Supplied information:
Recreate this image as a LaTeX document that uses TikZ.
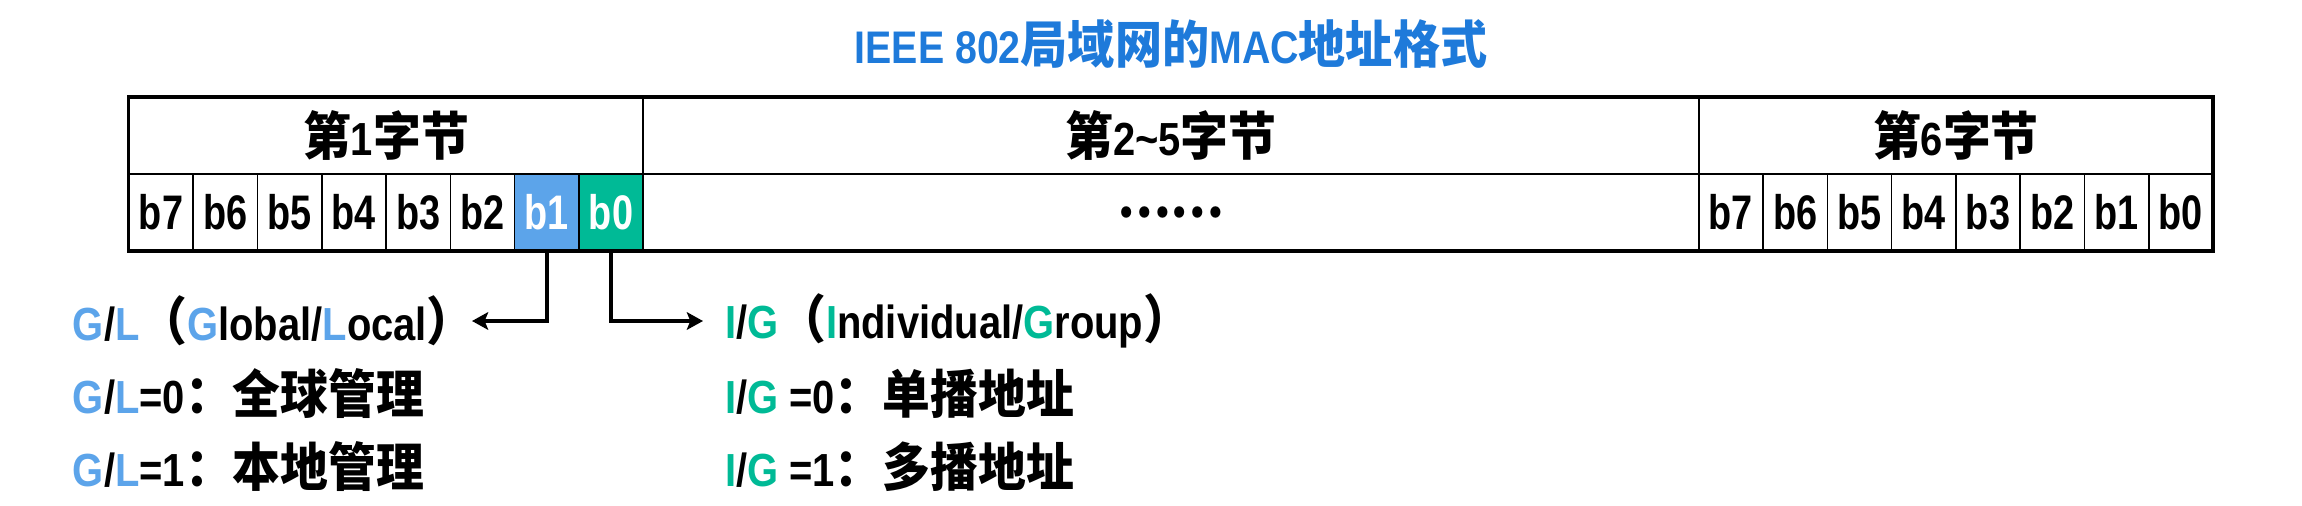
\documentclass[tikz,border=0pt]{standalone}
\usepackage{fontspec}
\setmainfont{Liberation Sans}[FakeStretch=0.86]
\newfontfamily\cjk{Noto Sans CJK SC Bold}[FakeStretch=0.92, Scale=1.12]
\newfontfamily\bitfont{Liberation Sans}[FakeStretch=0.78]
\usetikzlibrary{positioning,arrows.meta}
\definecolor{titleblue}{RGB}{30,122,218}
\definecolor{glblue}{RGB}{92,164,234}
\definecolor{iggreen}{RGB}{0,186,150}
\newcommand\zh[1]{{\cjk #1}}
\newcommand\glc[1]{\textcolor{glblue}{#1}}
\newcommand\igc[1]{\textcolor{iggreen}{#1}}
\begin{document}
\begin{tikzpicture}[x=0.01cm, y=-0.01cm, node distance=0pt,
  every node/.style={font=\fontsize{13.2pt}{16pt}\selectfont\bfseries, inner sep=0pt, outer sep=0pt},
  bytebox/.style={draw, line width=0.7pt, minimum height=0.77cm},
  bitbox/.style={draw, line width=0.45pt, minimum width=0.6425cm, minimum height=0.77cm, font=\fontsize{13.8pt}{16pt}\selectfont\bitfont\bfseries},
  note/.style={anchor=west},
  conn/.style={line width=1.15pt, -{Stealth[length=4.6pt,width=5pt,inset=1pt]}}]
\useasboundingbox (0,0) rectangle (2302,506);
\node[font=\fontsize{13pt}{16pt}\selectfont\bfseries, text=titleblue] (title) at (1171,44) {IEEE 802\zh{局域网的}MAC\zh{地址格式}};
% Bytes
\node[bytebox, minimum width=5.14cm] (byte1) at (386,135.5) {\zh{第}1\zh{字节}};
\node[bytebox, minimum width=10.55cm, right=of byte1] (byte25) {\zh{第}2\textasciitilde5\zh{字节}};
\node[bytebox, minimum width=5.14cm, right=of byte25] (byte6) {\zh{第}6\zh{字节}};
% Bits of byte 1
\node[bitbox, below right=of byte1.south west] (a7) {b7};
\node[bitbox, right=of a7] (a6) {b6};
\node[bitbox, right=of a6] (a5) {b5};
\node[bitbox, right=of a5] (a4) {b4};
\node[bitbox, right=of a4] (a3) {b3};
\node[bitbox, right=of a3] (a2) {b2};
\node[bitbox, right=of a2, fill=glblue, text=white] (a1) {b1};
\node[bitbox, right=of a1, fill=iggreen, text=white] (a0) {b0};
\node[bytebox, minimum width=10.55cm, below=of byte25] (dots) {\zh{……}};
% Bits of byte 6
\node[bitbox, below right=of byte6.south west] (f7) {b7};
\node[bitbox, right=of f7] (f6) {b6};
\node[bitbox, right=of f6] (f5) {b5};
\node[bitbox, right=of f5] (f4) {b4};
\node[bitbox, right=of f4] (f3) {b3};
\node[bitbox, right=of f3] (f2) {b2};
\node[bitbox, right=of f2] (f1) {b1};
\node[bitbox, right=of f1] (f0) {b0};
\draw[line width=0.9pt] (byte1.north west) rectangle (f0.south east);
% Notes
\node[note] (gl) at (73,321) {\glc{G}/\glc{L}\zh{（}\glc{G}lobal/\glc{L}ocal\zh{）}};
\node[note] (gl0) at (73,394) {\glc{G}/\glc{L}=0\zh{：全球管理}};
\node[note] (gl1) at (73,467) {\glc{G}/\glc{L}=1\zh{：本地管理}};
\node[note] (ig) at (725,321) {\igc{I}/\igc{G}\zh{（}\igc{I}ndividual/\igc{G}roup\zh{）}};
\node[note] (ig0) at (725,394) {\igc{I}/\igc{G} =0\zh{：单播地址}};
\node[note] (ig1) at (725,467) {\igc{I}/\igc{G} =1\zh{：多播地址}};
% Arrows
\coordinate (gltip) at (472,321);
\coordinate (igtip) at (703,321);
\draw[conn] (a1.south) |- (gltip);
\draw[conn] (a0.south) |- (igtip);
\end{tikzpicture}
\end{document}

Request:
Repeat the material verbatim. Do not carry over any picture.

Answer below:
Recreate this image as a LaTeX document that uses TikZ.
\documentclass[tikz,border=0pt]{standalone}
\usepackage{fontspec}
\setmainfont{Liberation Sans}[FakeStretch=0.86]
\newfontfamily\cjk{Noto Sans CJK SC Bold}[FakeStretch=0.92, Scale=1.12]
\newfontfamily\bitfont{Liberation Sans}[FakeStretch=0.78]
\usetikzlibrary{positioning,arrows.meta}
\definecolor{titleblue}{RGB}{30,122,218}
\definecolor{glblue}{RGB}{92,164,234}
\definecolor{iggreen}{RGB}{0,186,150}
\newcommand\zh[1]{{\cjk #1}}
\newcommand\glc[1]{\textcolor{glblue}{#1}}
\newcommand\igc[1]{\textcolor{iggreen}{#1}}
\begin{document}
\begin{tikzpicture}[x=0.01cm, y=-0.01cm, node distance=0pt,
  every node/.style={font=\fontsize{13.2pt}{16pt}\selectfont\bfseries, inner sep=0pt, outer sep=0pt},
  bytebox/.style={draw, line width=0.7pt, minimum height=0.77cm},
  bitbox/.style={draw, line width=0.45pt, minimum width=0.6425cm, minimum height=0.77cm, font=\fontsize{13.8pt}{16pt}\selectfont\bitfont\bfseries},
  note/.style={anchor=west},
  conn/.style={line width=1.15pt, -{Stealth[length=4.6pt,width=5pt,inset=1pt]}}]
\useasboundingbox (0,0) rectangle (2302,506);
\node[font=\fontsize{13pt}{16pt}\selectfont\bfseries, text=titleblue] (title) at (1171,44) {IEEE 802\zh{局域网的}MAC\zh{地址格式}};
% Bytes
\node[bytebox, minimum width=5.14cm] (byte1) at (386,135.5) {\zh{第}1\zh{字节}};
\node[bytebox, minimum width=10.55cm, right=of byte1] (byte25) {\zh{第}2\textasciitilde5\zh{字节}};
\node[bytebox, minimum width=5.14cm, right=of byte25] (byte6) {\zh{第}6\zh{字节}};
% Bits of byte 1
\node[bitbox, below right=of byte1.south west] (a7) {b7};
\node[bitbox, right=of a7] (a6) {b6};
\node[bitbox, right=of a6] (a5) {b5};
\node[bitbox, right=of a5] (a4) {b4};
\node[bitbox, right=of a4] (a3) {b3};
\node[bitbox, right=of a3] (a2) {b2};
\node[bitbox, right=of a2, fill=glblue, text=white] (a1) {b1};
\node[bitbox, right=of a1, fill=iggreen, text=white] (a0) {b0};
\node[bytebox, minimum width=10.55cm, below=of byte25] (dots) {\zh{……}};
% Bits of byte 6
\node[bitbox, below right=of byte6.south west] (f7) {b7};
\node[bitbox, right=of f7] (f6) {b6};
\node[bitbox, right=of f6] (f5) {b5};
\node[bitbox, right=of f5] (f4) {b4};
\node[bitbox, right=of f4] (f3) {b3};
\node[bitbox, right=of f3] (f2) {b2};
\node[bitbox, right=of f2] (f1) {b1};
\node[bitbox, right=of f1] (f0) {b0};
\draw[line width=0.9pt] (byte1.north west) rectangle (f0.south east);
% Notes
\node[note] (gl) at (73,321) {\glc{G}/\glc{L}\zh{（}\glc{G}lobal/\glc{L}ocal\zh{）}};
\node[note] (gl0) at (73,394) {\glc{G}/\glc{L}=0\zh{：全球管理}};
\node[note] (gl1) at (73,467) {\glc{G}/\glc{L}=1\zh{：本地管理}};
\node[note] (ig) at (725,321) {\igc{I}/\igc{G}\zh{（}\igc{I}ndividual/\igc{G}roup\zh{）}};
\node[note] (ig0) at (725,394) {\igc{I}/\igc{G} =0\zh{：单播地址}};
\node[note] (ig1) at (725,467) {\igc{I}/\igc{G} =1\zh{：多播地址}};
% Arrows
\coordinate (gltip) at (472,321);
\coordinate (igtip) at (703,321);
\draw[conn] (a1.south) |- (gltip);
\draw[conn] (a0.south) |- (igtip);
\end{tikzpicture}
\end{document}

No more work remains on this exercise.